As a New York nonresident, you will not have to pay tax on any income that is not state-source i.e. the rentals in Rhode Island, other passive income
New York does have and allows deductions, but mortgage interest is not one of them.
Thank you so much. This is helpful.
I read in several places that in the past residents of CT who telecommuted for a NY based employer were subject to double-taxation because they could not receive a credit on their CT tax return for the taxes paid to NY. Connecticut said that the income was sourced inside its own borders (b/c that's where the employee was physically) rather than to New York, and thus no credit was available. Do you know if this is still the case for CT residents? The reason I ask is that we are also looking at properties in CT close to the RI border.
Articles which cite the example above?
https://money.cnn.com/2018/05/30/pf/taxes/work-from-home-tax-increase/index.html
Yes, that is the current state - but I think this issue will be looked at more in the very-near future. I hope that the state income tax will not be a deciding factor, but it can tip the scales.
In general, the states adhere to the principle that income should be taxed once at the state level (hence the credit) but New York is trying to get more. Not that New York does not have a basis for the claim- now that we are a more mobile society, taxes need to adjust- but it needs to be uniform.
Thank you.
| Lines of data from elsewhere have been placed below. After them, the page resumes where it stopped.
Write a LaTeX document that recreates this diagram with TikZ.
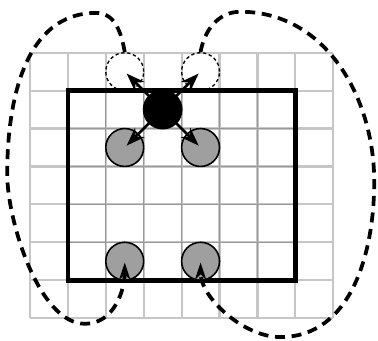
\documentclass[tikz,border=0pt]{standalone}
\usepackage{tikz}
\usetikzlibrary{arrows.meta,positioning}

\begin{document}
\begin{tikzpicture}[
    atom/.style={circle,draw,line width=1.2pt,fill=gray!75,minimum size=1cm,inner sep=0pt},
    ghost/.style={circle,draw,line width=1pt,dash pattern=on 2.5pt off 2pt,minimum size=1cm,inner sep=0pt},
    hop/.style={line width=2pt,-{Stealth[length=14pt,width=10pt]},shorten >=2pt},
    wrap/.style={line width=2.8pt,dash pattern=on 7.5pt off 5pt,-{Stealth[length=13pt,width=8.5pt]},shorten >=1pt}]
			\useasboundingbox (-0.79,-0.58) rectangle (9.18,8.39);
			% lattice
			\draw[gray!45,line width=1.6pt] (0,0) grid (8,7);
			\draw[gray!80,line width=0.8pt] (1,1) grid (7,6);
			\draw[line width=3.5pt] (1,1) rectangle (7,6);
			% images across the boundary
			\node[ghost] (gl) at (2.5,6.5) {};
			\node[ghost] (gr) at (4.5,6.5) {};
			% atoms
			\node[atom] (ml) at (2.5,4.5) {};
			\node[atom] (mr) at (4.5,4.5) {};
			\node[atom] (bl) at (2.5,1.5) {};
			\node[atom] (br) at (4.5,1.5) {};
			\foreach \n in {gl,gr,ml,mr}
				\draw[hop] (3.5,5.5) -- (\n.center);
			\node[circle,fill=black,minimum size=1.05cm,inner sep=0pt] (c) at (3.5,5.5) {};
			% periodic wrap
			\draw[wrap] (gl.north) to[out=100,in=0] (1.75,8.05) to[out=180,in=90] (-0.6,3.8)
				to[out=270,in=180,looseness=0.7] (1.45,-0.15) to[out=0,in=270] (bl.center);
			\draw[wrap] (gr.north) to[out=80,in=180] (5.55,8.08) to[out=0,in=90] (9.08,3.6)
				to[out=270,in=0] (6.6,-0.5) to[out=180,in=270,looseness=0.85] (br.center);
		\end{tikzpicture}
\end{document}
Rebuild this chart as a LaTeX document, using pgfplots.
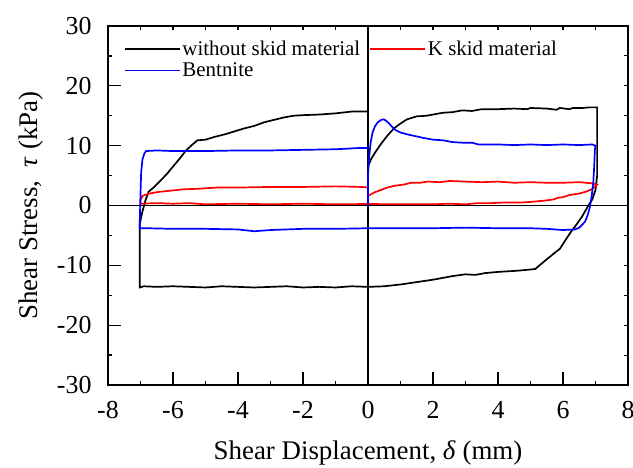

So, CT residents / telecommuters effectively get double-taxed because they don’t receive a credit for NY taxes paid, but RI residents / telecommuters do not get double taxed because they get a full credit for their NY taxes? That seems deeply unfair to CT residents. I wonder why RI is different.
thank you
@fastlapp Actually, Connecticut is somewhat unique in its stand. Most other states allow a credit when income earned by a resident is taxed in another state.
Connecticut, however, would lose a lot of money to NY because of the aggressive telecommuting law, since NY tax is also generally higher than CT, CT would end up seeing very little of that tax revenue. Last year Connecticut passed a reciprocal telecommuting law to tax telecommuters who live in states such as New York. The reasoning is that CT will tax the telecommuter working for a CT company to the extent that the state they live in does the same to the CT resident telecommuting for a company in that state.